The DOE Building Technology Office’s 188-page Multi-Year Program Plan 2016-2020 was just released last week. That’s a lot of reading, so I’m going to break down the key points that are most important to you as a fenestration professional – some of which might be disturbing to some viewers.

This is the third multi-year plan released since I started tracking DOE’s Building Technologies Office activities and, although the dates have shifted, the targets are virtually unchanged for residential windows. However, it is clear that the DOE has learned a great deal about costs and technology hurdles, and this plan reflects the challenges we all face introducing new technologies, including:

• Lack of high-performing materials for windows;
• High manufacturing costs for windows;
• Costly installation of windows, and;
• Lack of ability to simulate windows or building envelope.

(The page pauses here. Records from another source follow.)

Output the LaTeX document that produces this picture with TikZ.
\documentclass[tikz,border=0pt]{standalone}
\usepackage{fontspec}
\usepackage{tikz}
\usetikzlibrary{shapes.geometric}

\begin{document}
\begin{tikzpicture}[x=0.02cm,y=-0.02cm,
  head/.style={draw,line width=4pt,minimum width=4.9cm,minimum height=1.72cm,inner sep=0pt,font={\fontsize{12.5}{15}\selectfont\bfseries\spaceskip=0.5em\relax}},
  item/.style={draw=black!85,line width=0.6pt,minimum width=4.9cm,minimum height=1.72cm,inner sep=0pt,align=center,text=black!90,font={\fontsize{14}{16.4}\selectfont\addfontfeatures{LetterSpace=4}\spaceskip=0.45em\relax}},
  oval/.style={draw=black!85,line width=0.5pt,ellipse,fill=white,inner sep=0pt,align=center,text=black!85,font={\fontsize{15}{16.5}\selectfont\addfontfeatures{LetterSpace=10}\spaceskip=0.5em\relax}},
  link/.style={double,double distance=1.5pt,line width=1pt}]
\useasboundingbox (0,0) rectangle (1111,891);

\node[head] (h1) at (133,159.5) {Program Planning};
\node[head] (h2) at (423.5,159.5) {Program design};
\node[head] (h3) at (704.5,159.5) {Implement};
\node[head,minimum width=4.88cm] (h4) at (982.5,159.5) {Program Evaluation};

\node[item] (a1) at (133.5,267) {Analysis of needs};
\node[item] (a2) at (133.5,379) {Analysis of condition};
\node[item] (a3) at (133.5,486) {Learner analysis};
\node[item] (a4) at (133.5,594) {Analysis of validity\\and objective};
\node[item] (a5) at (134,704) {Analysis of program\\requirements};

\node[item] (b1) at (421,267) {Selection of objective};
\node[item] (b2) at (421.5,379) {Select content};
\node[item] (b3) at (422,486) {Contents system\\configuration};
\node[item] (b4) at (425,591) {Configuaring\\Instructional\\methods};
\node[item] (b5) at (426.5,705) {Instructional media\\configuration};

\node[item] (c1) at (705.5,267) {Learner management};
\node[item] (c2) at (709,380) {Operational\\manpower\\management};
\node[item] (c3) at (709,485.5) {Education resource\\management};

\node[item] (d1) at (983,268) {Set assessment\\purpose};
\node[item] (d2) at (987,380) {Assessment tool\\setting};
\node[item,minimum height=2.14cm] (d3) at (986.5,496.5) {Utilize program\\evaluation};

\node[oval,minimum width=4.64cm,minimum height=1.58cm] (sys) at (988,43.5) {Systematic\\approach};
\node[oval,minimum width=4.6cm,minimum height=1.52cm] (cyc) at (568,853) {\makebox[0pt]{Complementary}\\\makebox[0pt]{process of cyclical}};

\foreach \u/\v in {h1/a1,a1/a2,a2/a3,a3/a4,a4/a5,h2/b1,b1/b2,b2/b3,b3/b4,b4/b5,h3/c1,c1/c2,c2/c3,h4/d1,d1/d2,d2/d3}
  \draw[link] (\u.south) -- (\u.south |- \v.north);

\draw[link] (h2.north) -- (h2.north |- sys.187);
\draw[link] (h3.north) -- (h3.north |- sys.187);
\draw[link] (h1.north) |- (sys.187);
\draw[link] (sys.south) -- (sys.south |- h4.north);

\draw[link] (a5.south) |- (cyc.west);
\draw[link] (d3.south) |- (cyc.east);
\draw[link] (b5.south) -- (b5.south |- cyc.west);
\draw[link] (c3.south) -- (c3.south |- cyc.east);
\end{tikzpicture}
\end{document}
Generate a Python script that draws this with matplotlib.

We’re all familiar with these challenges; but consumers are also applying their own pressure. They are more aware of cost paybacks and are seeking shorter returns from energy-saving upgrades. The DOE is responding by looking for ways to target paybacks in as little as two years. Two years. How is that possible?

How is the DOE is responding to challenges?

1. They are looking to develop low-cost, next-generation window technologies, including highly insulating windows, dynamic windows, and window film and visible light redirection technologies, with focus on low-cost materials and manufacturing processes to reduce the total installed cost.

2. They are looking to improve the accuracy of testing and modeling capabilities, including window design tools.

3. And finally, they are starting to look at alternatives to window replacements, such as attachments and films that can be installed with far less labor cost.

Regarding the third point, if you read the section on windows and building envelopes (see page 93), you will probably find it upsetting. However, The View from Here is as it’s always been. It is better to be informed than surprised.

The upside might be that the DOE comes up with new low-cost materials for windows that help manufacturers develop practical products to meet these challenges. Time will tell.